(Exercise description) In the listing below, count each line containing "React" and answer with the count only.
------ Given records ------
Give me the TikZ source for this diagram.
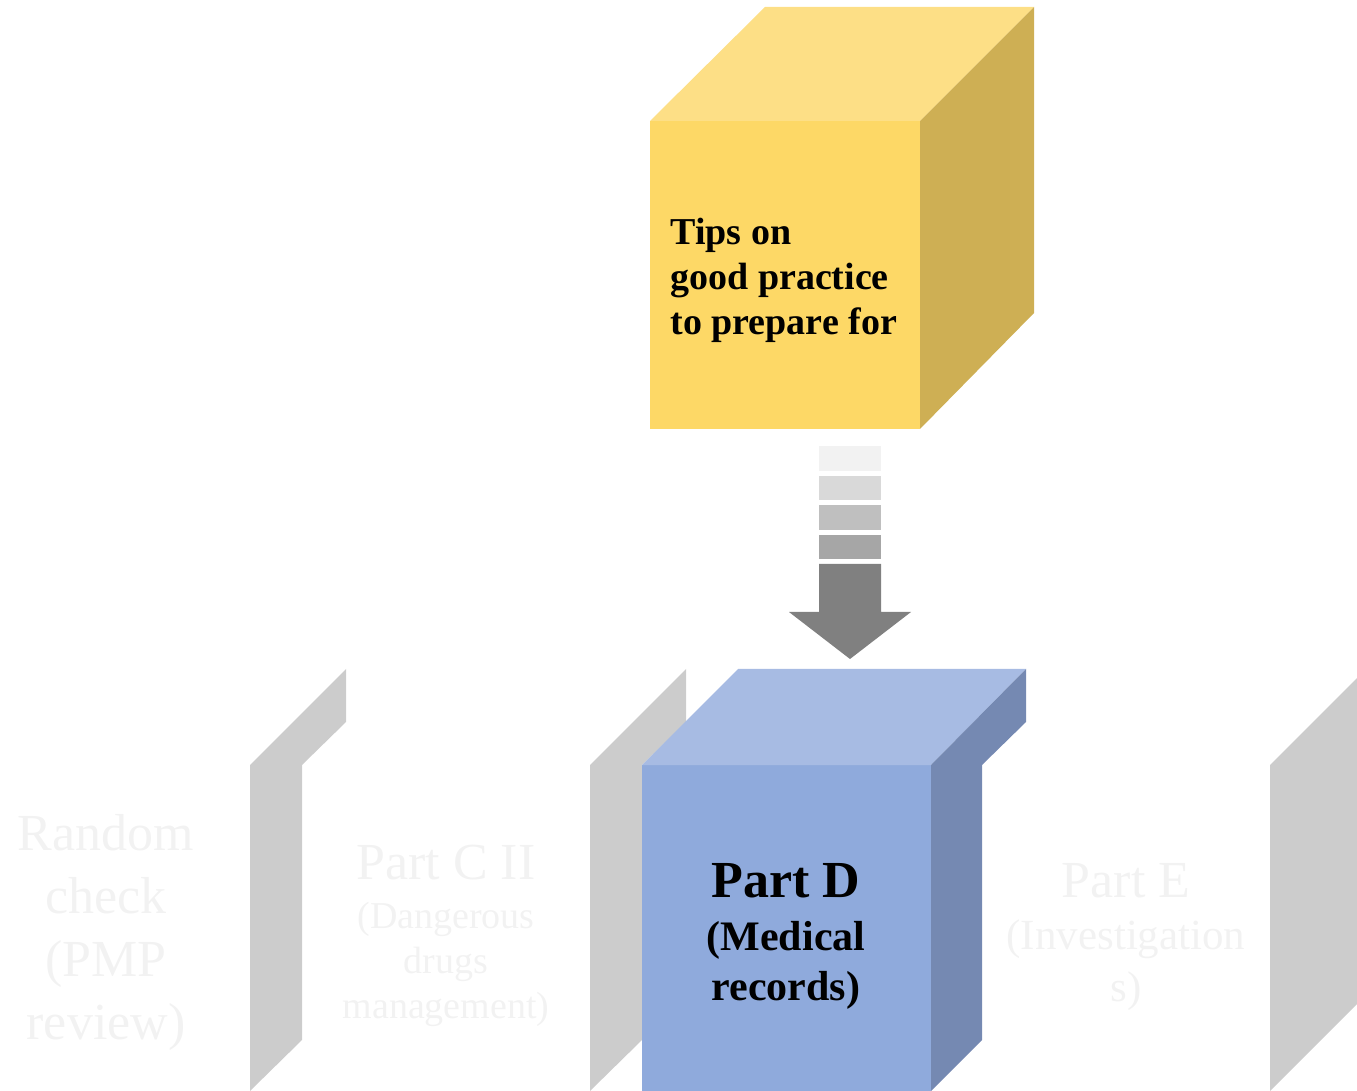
\documentclass[tikz,border=0pt]{standalone}
\usepackage{fontspec}
\setmainfont{Liberation Serif}
\definecolor{yFront}{HTML}{FDD866}
\definecolor{yTop}{HTML}{FDDF86}
\definecolor{ySide}{HTML}{CEAF54}
\definecolor{dFront}{HTML}{8FAADC}
\definecolor{dTop}{HTML}{A7BBE3}
\definecolor{dSide}{HTML}{7589B2}
\definecolor{sideGray}{HTML}{CCCCCC}
\definecolor{faintText}{HTML}{F2F2F2}
\definecolor{arrA}{HTML}{F2F2F2}
\definecolor{arrB}{HTML}{D9D9D9}
\definecolor{arrC}{HTML}{BFBFBF}
\definecolor{arrD}{HTML}{A6A6A6}
\definecolor{arrE}{HTML}{808080}
\begin{document}
\begin{tikzpicture}[x=0.5pt,y=-0.5pt,
  faint/.style={text=faintText, align=center, inner sep=0pt},
  boldtxt/.style={text=black, inner sep=0pt}]
\useasboundingbox (0,0) rectangle (1357,1091);
\clip (0,0) rectangle (1357,1091);
% gray side faces of faded cubes
\fill[sideGray] (250,765) -- (346,669) -- (346,722) -- (302,765) -- (302,1040) -- (250,1091) -- cycle;
\fill[sideGray] (590,765) -- (686,669) -- (686,722) -- (642,765) -- (642,1040) -- (590,1091) -- cycle;
\fill[sideGray] (1270,765) -- (1366,669) -- (1366,995) -- (1270,1091) -- cycle;
% Part D cube
\fill[dFront] (642,765) rectangle (931,1095);
\fill[dTop] (642,765) -- (738,669) -- (1026,669) -- (931,765) -- cycle;
\fill[dSide] (931,765) -- (1026,669) -- (1026,722) -- (982,765) -- (982,1040) -- (931,1091) -- cycle;
% Yellow cube
\fill[yFront] (650,121) rectangle (920,429);
\fill[yTop] (650,121) -- (765,7) -- (1034,7) -- (920,121) -- cycle;
\fill[ySide] (920,121) -- (1034,7) -- (1034,313) -- (920,429) -- cycle;
% striped arrow
\coordinate (arrtop) at (850,446);
\coordinate (arrtip) at (850,659);
\fill[arrA] (819,446) rectangle (881,471);
\fill[arrB] (819,476) rectangle (881,500);
\fill[arrC] (819,505) rectangle (881,530);
\fill[arrD] (819,535) rectangle (881,559);
\fill[arrE] (819,564) -- (881,564) -- (881,612) -- (911,612) -- (arrtip) -- (789,612) -- (819,612) -- cycle;
% texts
\node[boldtxt, anchor=west, align=left, font=\bfseries\fontsize{19pt}{22.5pt}\selectfont] (tips) at (670,280) {Tips on\\good practice\\to prepare for};
\node[boldtxt, align=center, font=\bfseries\fontsize{21pt}{25pt}\selectfont] (partD) at (786,936) {{\fontsize{26pt}{26pt}\selectfont Part D}\\[1.5pt](Medical\\records)};
\node[faint, font=\fontsize{26pt}{31.5pt}\selectfont] (rand) at (106,932) {Random\\check\\(PMP\\review)};
\node[faint, font=\fontsize{19pt}{22.5pt}\selectfont] (partC) at (446,936) {{\fontsize{26pt}{26pt}\selectfont Part C II}\\[2pt](Dangerous\\drugs\\management)};
\node[faint, font=\fontsize{21.5pt}{26pt}\selectfont] (partE) at (1126,937) {{\fontsize{26pt}{26pt}\selectfont Part E}\\(Investigation\\s)};
\end{tikzpicture}
\end{document}
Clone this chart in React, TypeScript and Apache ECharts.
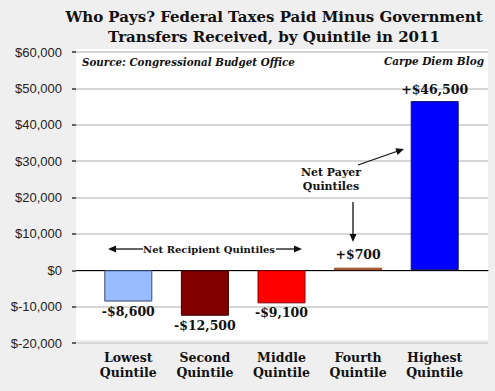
import React, { useEffect, useRef } from "react";
import * as echarts from "echarts";

const categories = ["Lowest\nQuintile", "Second\nQuintile", "Middle\nQuintile", "Fourth\nQuintile", "Highest\nQuintile"];
const values = [-8600, -12500, -9100, 700, 46500];
const valueLabels = ["-$8,600", "-$12,500", "-$9,100", "+$700", "+$46,500"];
const fills = ["#99bbff", "#800000", "#ff0000", "#f4a070", "#0000ff"];
const borders = ["#3a4a70", "#3a0000", "#800000", "#8a3a10", "#101060"];
const yMin = -20000;
const yMax = 60000;
const yStep = 10000;

const SERIF = "'DejaVu Serif', 'Liberation Serif', serif";

export default function App() {
  const ref = useRef<HTMLDivElement>(null);
  useEffect(() => {
    if (!ref.current) return;
    const chart = echarts.init(ref.current, undefined, { renderer: "svg" });
    const fmt = (v: number) => {
      const s = Math.abs(v).toLocaleString("en-US");
      return v < 0 ? "$-" + s : "$" + s;
    };
    const arrowHead = (tx: number, ty: number, dx: number, dy: number) => {
      const len = Math.hypot(dx, dy);
      const ux = dx / len, uy = dy / len;
      const px = -uy, py = ux;
      const L = 8, W = 3.5;
      return {
        type: "polygon",
        z: 100,
        shape: {
          points: [
            [tx, ty],
            [tx - ux * L + px * W, ty - uy * L + py * W],
            [tx - ux * L - px * W, ty - uy * L - py * W],
          ],
        },
        style: { fill: "#111" },
      };
    };
    const line = (x1: number, y1: number, x2: number, y2: number) => ({
      type: "line",
      z: 100,
      shape: { x1, y1, x2, y2 },
      style: { stroke: "#111", lineWidth: 1.3 },
    });
    chart.setOption({
      animation: false,
      backgroundColor: "#efefef",
      grid: [
        { left: 90, right: 22, top: 52, bottom: 48 },
        { left: 76, right: 7, top: 52, bottom: 48 },
      ],
      xAxis: [
        {
          type: "category",
          gridIndex: 0,
          data: categories,
          axisLine: { show: false, onZero: false },
          axisTick: { show: false },
          axisLabel: {
            margin: 7,
            fontFamily: SERIF,
            fontWeight: "bold",
            fontSize: 12.5,
            lineHeight: 15,
            color: "#111",
          },
        },
        {
          type: "category",
          gridIndex: 1,
          data: [""],
          axisLine: { show: true, onZero: true, lineStyle: { color: "#000", width: 1 } },
          axisTick: { show: false },
          axisLabel: { show: false },
        },
      ],
      yAxis: [
        {
          type: "value",
          gridIndex: 0,
          min: yMin,
          max: yMax,
          interval: yStep,
          show: false,
          splitLine: { show: false },
        },
        {
          type: "value",
          gridIndex: 1,
          min: yMin,
          max: yMax,
          interval: yStep,
          axisLine: { show: false },
          axisTick: { show: true, length: 4, lineStyle: { color: "#333", width: 1.5 } },
          axisLabel: {
            margin: 14,
            fontFamily: "'Liberation Sans', Arial, sans-serif",
            fontSize: 13,
            color: "#222",
            formatter: fmt,
          },
          splitLine: { show: true, lineStyle: { color: "#d6d6d6", width: 2 } },
        },
      ],
      graphic: [
        {
          type: "rect",
          z: -100,
          silent: true,
          shape: { x: 76, y: 49, width: 412, height: 291 },
          style: { fill: "#ffffff" },
        },
        {
          type: "text",
          x: 274,
          y: 17,
          style: {
            text: "Who Pays? Federal Taxes Paid Minus Government",
            fontFamily: SERIF,
            fontWeight: "bold",
            fontSize: 15,
            fill: "#111",
            align: "center",
            verticalAlign: "middle",
          },
        },
        {
          type: "text",
          x: 274,
          y: 37,
          style: {
            text: "Transfers Received, by Quintile in 2011",
            fontFamily: SERIF,
            fontWeight: "bold",
            fontSize: 15,
            fill: "#111",
            align: "center",
            verticalAlign: "middle",
          },
        },
        {
          type: "text",
          x: 82,
          y: 62,
          style: {
            text: "Source: Congressional Budget Office",
            fontFamily: SERIF,
            fontWeight: "bold",
            fontStyle: "italic",
            fontSize: 10.3,
            fill: "#111",
            align: "left",
            verticalAlign: "middle",
          },
        },
        {
          type: "text",
          x: 484,
          y: 61,
          style: {
            text: "Carpe Diem Blog",
            fontFamily: SERIF,
            fontWeight: "bold",
            fontStyle: "italic",
            fontSize: 10.5,
            fill: "#111",
            align: "right",
            verticalAlign: "middle",
          },
        },
        {
          type: "text",
          x: 209,
          y: 249,
          z: 100,
          style: {
            text: "Net Recipient Quintiles",
            fontFamily: SERIF,
            fontWeight: "bold",
            fontSize: 10,
            fill: "#111",
            align: "center",
            verticalAlign: "middle",
          },
        },
        line(114, 249, 143, 249),
        arrowHead(108, 249, -1, 0),
        line(276, 249, 296, 249),
        arrowHead(302, 249, 1, 0),
        {
          type: "text",
          x: 331,
          y: 179,
          z: 100,
          style: {
            text: "Net Payer\nQuintiles",
            fontFamily: SERIF,
            fontWeight: "bold",
            fontSize: 11,
            lineHeight: 14,
            fill: "#111",
            align: "center",
            verticalAlign: "middle",
          },
        },
        line(358, 165, 398, 151),
        arrowHead(404, 149, 46, -16),
        line(353, 202, 353, 235),
        arrowHead(353, 242, 0, 1),
      ],
      series: [
        {
          type: "bar",
          xAxisIndex: 0,
          yAxisIndex: 0,
          barWidth: 48,
          z: 3,
          data: values.map((v, i) => ({
            value: v,
            itemStyle: { color: fills[i], borderColor: borders[i], borderWidth: 1 },
            label: {
              show: true,
              position: v >= 0 ? "top" : "bottom",
              distance: v >= 0 ? (i === 3 ? 7 : 5) : 3,
              formatter: valueLabels[i],
              fontFamily: SERIF,
              fontWeight: "bold",
              fontSize: 12.5,
              color: "#111",
            },
          })),
        },
      ],
    });
    return () => chart.dispose();
  }, []);
  return (
    <div
      ref={ref}
      style={{ position: "fixed", left: 0, top: 0, width: 495, height: 391 }}
    />
  );
}
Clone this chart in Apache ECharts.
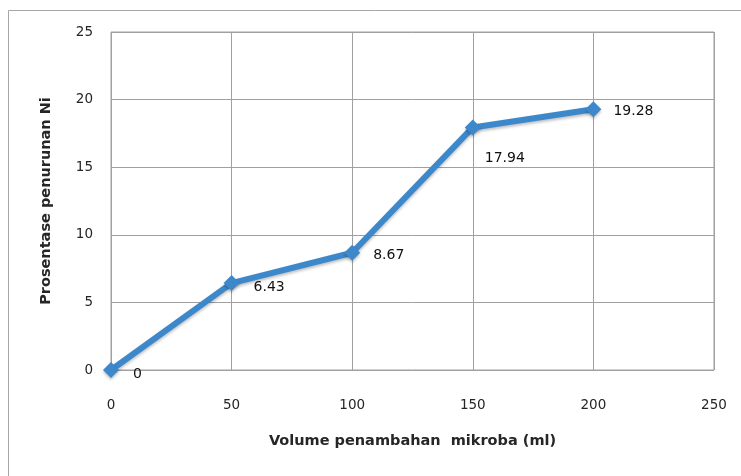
------
(Task solution) 2